Return the listing below word for word.

-- START Dataset extract --

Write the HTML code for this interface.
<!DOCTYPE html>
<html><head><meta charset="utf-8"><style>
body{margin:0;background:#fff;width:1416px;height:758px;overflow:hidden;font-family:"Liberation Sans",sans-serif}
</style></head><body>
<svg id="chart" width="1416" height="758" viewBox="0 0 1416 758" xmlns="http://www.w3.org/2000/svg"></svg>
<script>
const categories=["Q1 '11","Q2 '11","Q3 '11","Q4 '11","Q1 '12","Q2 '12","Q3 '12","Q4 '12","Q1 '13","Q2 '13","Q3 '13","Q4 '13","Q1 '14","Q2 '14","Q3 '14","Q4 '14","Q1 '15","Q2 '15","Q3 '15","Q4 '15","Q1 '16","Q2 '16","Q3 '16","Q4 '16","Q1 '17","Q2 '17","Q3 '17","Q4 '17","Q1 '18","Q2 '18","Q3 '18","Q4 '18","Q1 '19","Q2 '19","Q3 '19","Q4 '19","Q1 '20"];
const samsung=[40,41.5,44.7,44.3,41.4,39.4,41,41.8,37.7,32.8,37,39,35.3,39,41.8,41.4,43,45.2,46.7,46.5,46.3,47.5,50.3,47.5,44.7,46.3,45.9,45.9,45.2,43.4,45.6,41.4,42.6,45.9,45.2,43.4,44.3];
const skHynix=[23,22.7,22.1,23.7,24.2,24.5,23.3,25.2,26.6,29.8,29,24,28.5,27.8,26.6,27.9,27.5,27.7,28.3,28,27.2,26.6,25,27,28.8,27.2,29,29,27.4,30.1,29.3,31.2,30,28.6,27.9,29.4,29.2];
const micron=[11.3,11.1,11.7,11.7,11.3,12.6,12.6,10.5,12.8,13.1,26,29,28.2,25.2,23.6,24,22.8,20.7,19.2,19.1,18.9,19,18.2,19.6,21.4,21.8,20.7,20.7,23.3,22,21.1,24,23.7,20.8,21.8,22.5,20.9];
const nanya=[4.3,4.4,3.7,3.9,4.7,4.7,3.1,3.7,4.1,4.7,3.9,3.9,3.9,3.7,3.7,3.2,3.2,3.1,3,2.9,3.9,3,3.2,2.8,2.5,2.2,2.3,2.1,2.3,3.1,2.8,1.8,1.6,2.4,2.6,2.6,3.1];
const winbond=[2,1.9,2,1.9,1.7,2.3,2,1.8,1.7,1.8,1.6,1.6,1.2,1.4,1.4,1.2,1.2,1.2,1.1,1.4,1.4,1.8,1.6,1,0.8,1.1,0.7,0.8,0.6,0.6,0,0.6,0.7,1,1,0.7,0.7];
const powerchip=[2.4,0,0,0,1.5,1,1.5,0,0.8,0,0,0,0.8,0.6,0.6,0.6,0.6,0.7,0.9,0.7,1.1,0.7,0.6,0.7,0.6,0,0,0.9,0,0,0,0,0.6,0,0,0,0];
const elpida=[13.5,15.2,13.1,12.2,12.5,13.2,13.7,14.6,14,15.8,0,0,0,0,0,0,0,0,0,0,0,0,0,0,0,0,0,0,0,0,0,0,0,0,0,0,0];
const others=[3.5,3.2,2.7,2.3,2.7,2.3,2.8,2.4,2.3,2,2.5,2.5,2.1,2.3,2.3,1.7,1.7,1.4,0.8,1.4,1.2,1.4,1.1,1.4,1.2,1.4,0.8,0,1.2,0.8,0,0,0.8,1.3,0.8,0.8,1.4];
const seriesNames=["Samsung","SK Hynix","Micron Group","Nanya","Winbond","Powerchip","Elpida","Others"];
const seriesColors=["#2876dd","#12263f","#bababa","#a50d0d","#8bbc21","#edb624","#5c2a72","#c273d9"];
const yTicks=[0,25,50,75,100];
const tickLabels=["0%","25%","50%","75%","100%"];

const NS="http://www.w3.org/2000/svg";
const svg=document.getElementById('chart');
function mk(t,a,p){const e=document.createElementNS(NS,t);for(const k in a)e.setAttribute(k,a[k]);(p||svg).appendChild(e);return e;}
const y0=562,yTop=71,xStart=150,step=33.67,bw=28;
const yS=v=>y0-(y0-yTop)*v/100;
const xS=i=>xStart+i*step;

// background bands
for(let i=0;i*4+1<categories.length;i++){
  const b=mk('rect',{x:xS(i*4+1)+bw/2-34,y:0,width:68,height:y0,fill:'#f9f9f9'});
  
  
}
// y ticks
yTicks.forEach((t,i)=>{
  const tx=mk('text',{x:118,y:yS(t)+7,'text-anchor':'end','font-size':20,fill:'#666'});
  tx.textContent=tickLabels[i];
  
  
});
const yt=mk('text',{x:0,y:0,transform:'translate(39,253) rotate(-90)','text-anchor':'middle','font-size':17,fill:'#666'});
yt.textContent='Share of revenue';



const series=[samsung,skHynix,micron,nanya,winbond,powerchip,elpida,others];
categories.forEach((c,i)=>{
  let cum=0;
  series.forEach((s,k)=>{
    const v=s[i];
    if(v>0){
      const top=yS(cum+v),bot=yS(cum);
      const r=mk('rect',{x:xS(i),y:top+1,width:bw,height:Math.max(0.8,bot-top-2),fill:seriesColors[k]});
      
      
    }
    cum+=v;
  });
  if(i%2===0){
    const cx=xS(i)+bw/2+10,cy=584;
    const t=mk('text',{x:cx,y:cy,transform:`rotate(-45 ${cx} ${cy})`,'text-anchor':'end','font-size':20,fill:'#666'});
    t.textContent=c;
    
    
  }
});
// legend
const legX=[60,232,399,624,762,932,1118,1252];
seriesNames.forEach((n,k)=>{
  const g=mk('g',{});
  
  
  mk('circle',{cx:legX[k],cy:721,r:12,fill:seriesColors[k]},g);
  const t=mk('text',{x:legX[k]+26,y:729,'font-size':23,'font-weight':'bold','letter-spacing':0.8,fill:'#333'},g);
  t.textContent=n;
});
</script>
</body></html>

-- END Dataset extract --

Solution to the exercise:
Write the HTML code for this interface.
<!DOCTYPE html>
<html><head><meta charset="utf-8"><style>
body{margin:0;background:#fff;width:1416px;height:758px;overflow:hidden;font-family:"Liberation Sans",sans-serif}
</style></head><body>
<svg id="chart" width="1416" height="758" viewBox="0 0 1416 758" xmlns="http://www.w3.org/2000/svg"></svg>
<script>
const categories=["Q1 '11","Q2 '11","Q3 '11","Q4 '11","Q1 '12","Q2 '12","Q3 '12","Q4 '12","Q1 '13","Q2 '13","Q3 '13","Q4 '13","Q1 '14","Q2 '14","Q3 '14","Q4 '14","Q1 '15","Q2 '15","Q3 '15","Q4 '15","Q1 '16","Q2 '16","Q3 '16","Q4 '16","Q1 '17","Q2 '17","Q3 '17","Q4 '17","Q1 '18","Q2 '18","Q3 '18","Q4 '18","Q1 '19","Q2 '19","Q3 '19","Q4 '19","Q1 '20"];
const samsung=[40,41.5,44.7,44.3,41.4,39.4,41,41.8,37.7,32.8,37,39,35.3,39,41.8,41.4,43,45.2,46.7,46.5,46.3,47.5,50.3,47.5,44.7,46.3,45.9,45.9,45.2,43.4,45.6,41.4,42.6,45.9,45.2,43.4,44.3];
const skHynix=[23,22.7,22.1,23.7,24.2,24.5,23.3,25.2,26.6,29.8,29,24,28.5,27.8,26.6,27.9,27.5,27.7,28.3,28,27.2,26.6,25,27,28.8,27.2,29,29,27.4,30.1,29.3,31.2,30,28.6,27.9,29.4,29.2];
const micron=[11.3,11.1,11.7,11.7,11.3,12.6,12.6,10.5,12.8,13.1,26,29,28.2,25.2,23.6,24,22.8,20.7,19.2,19.1,18.9,19,18.2,19.6,21.4,21.8,20.7,20.7,23.3,22,21.1,24,23.7,20.8,21.8,22.5,20.9];
const nanya=[4.3,4.4,3.7,3.9,4.7,4.7,3.1,3.7,4.1,4.7,3.9,3.9,3.9,3.7,3.7,3.2,3.2,3.1,3,2.9,3.9,3,3.2,2.8,2.5,2.2,2.3,2.1,2.3,3.1,2.8,1.8,1.6,2.4,2.6,2.6,3.1];
const winbond=[2,1.9,2,1.9,1.7,2.3,2,1.8,1.7,1.8,1.6,1.6,1.2,1.4,1.4,1.2,1.2,1.2,1.1,1.4,1.4,1.8,1.6,1,0.8,1.1,0.7,0.8,0.6,0.6,0,0.6,0.7,1,1,0.7,0.7];
const powerchip=[2.4,0,0,0,1.5,1,1.5,0,0.8,0,0,0,0.8,0.6,0.6,0.6,0.6,0.7,0.9,0.7,1.1,0.7,0.6,0.7,0.6,0,0,0.9,0,0,0,0,0.6,0,0,0,0];
const elpida=[13.5,15.2,13.1,12.2,12.5,13.2,13.7,14.6,14,15.8,0,0,0,0,0,0,0,0,0,0,0,0,0,0,0,0,0,0,0,0,0,0,0,0,0,0,0];
const others=[3.5,3.2,2.7,2.3,2.7,2.3,2.8,2.4,2.3,2,2.5,2.5,2.1,2.3,2.3,1.7,1.7,1.4,0.8,1.4,1.2,1.4,1.1,1.4,1.2,1.4,0.8,0,1.2,0.8,0,0,0.8,1.3,0.8,0.8,1.4];
const seriesNames=["Samsung","SK Hynix","Micron Group","Nanya","Winbond","Powerchip","Elpida","Others"];
const seriesColors=["#2876dd","#12263f","#bababa","#a50d0d","#8bbc21","#edb624","#5c2a72","#c273d9"];
const yTicks=[0,25,50,75,100];
const tickLabels=["0%","25%","50%","75%","100%"];

const NS="http://www.w3.org/2000/svg";
const svg=document.getElementById('chart');
function mk(t,a,p){const e=document.createElementNS(NS,t);for(const k in a)e.setAttribute(k,a[k]);(p||svg).appendChild(e);return e;}
const y0=562,yTop=71,xStart=150,step=33.67,bw=28;
const yS=v=>y0-(y0-yTop)*v/100;
const xS=i=>xStart+i*step;

// background bands
for(let i=0;i*4+1<categories.length;i++){
  const b=mk('rect',{x:xS(i*4+1)+bw/2-34,y:0,width:68,height:y0,fill:'#f9f9f9'});
  
  
}
// y ticks
yTicks.forEach((t,i)=>{
  const tx=mk('text',{x:118,y:yS(t)+7,'text-anchor':'end','font-size':20,fill:'#666'});
  tx.textContent=tickLabels[i];
  
  
});
const yt=mk('text',{x:0,y:0,transform:'translate(39,253) rotate(-90)','text-anchor':'middle','font-size':17,fill:'#666'});
yt.textContent='Share of revenue';



const series=[samsung,skHynix,micron,nanya,winbond,powerchip,elpida,others];
categories.forEach((c,i)=>{
  let cum=0;
  series.forEach((s,k)=>{
    const v=s[i];
    if(v>0){
      const top=yS(cum+v),bot=yS(cum);
      const r=mk('rect',{x:xS(i),y:top+1,width:bw,height:Math.max(0.8,bot-top-2),fill:seriesColors[k]});
      
      
    }
    cum+=v;
  });
  if(i%2===0){
    const cx=xS(i)+bw/2+10,cy=584;
    const t=mk('text',{x:cx,y:cy,transform:`rotate(-45 ${cx} ${cy})`,'text-anchor':'end','font-size':20,fill:'#666'});
    t.textContent=c;
    
    
  }
});
// legend
const legX=[60,232,399,624,762,932,1118,1252];
seriesNames.forEach((n,k)=>{
  const g=mk('g',{});
  
  
  mk('circle',{cx:legX[k],cy:721,r:12,fill:seriesColors[k]},g);
  const t=mk('text',{x:legX[k]+26,y:729,'font-size':23,'font-weight':'bold','letter-spacing':0.8,fill:'#333'},g);
  t.textContent=n;
});
</script>
</body></html>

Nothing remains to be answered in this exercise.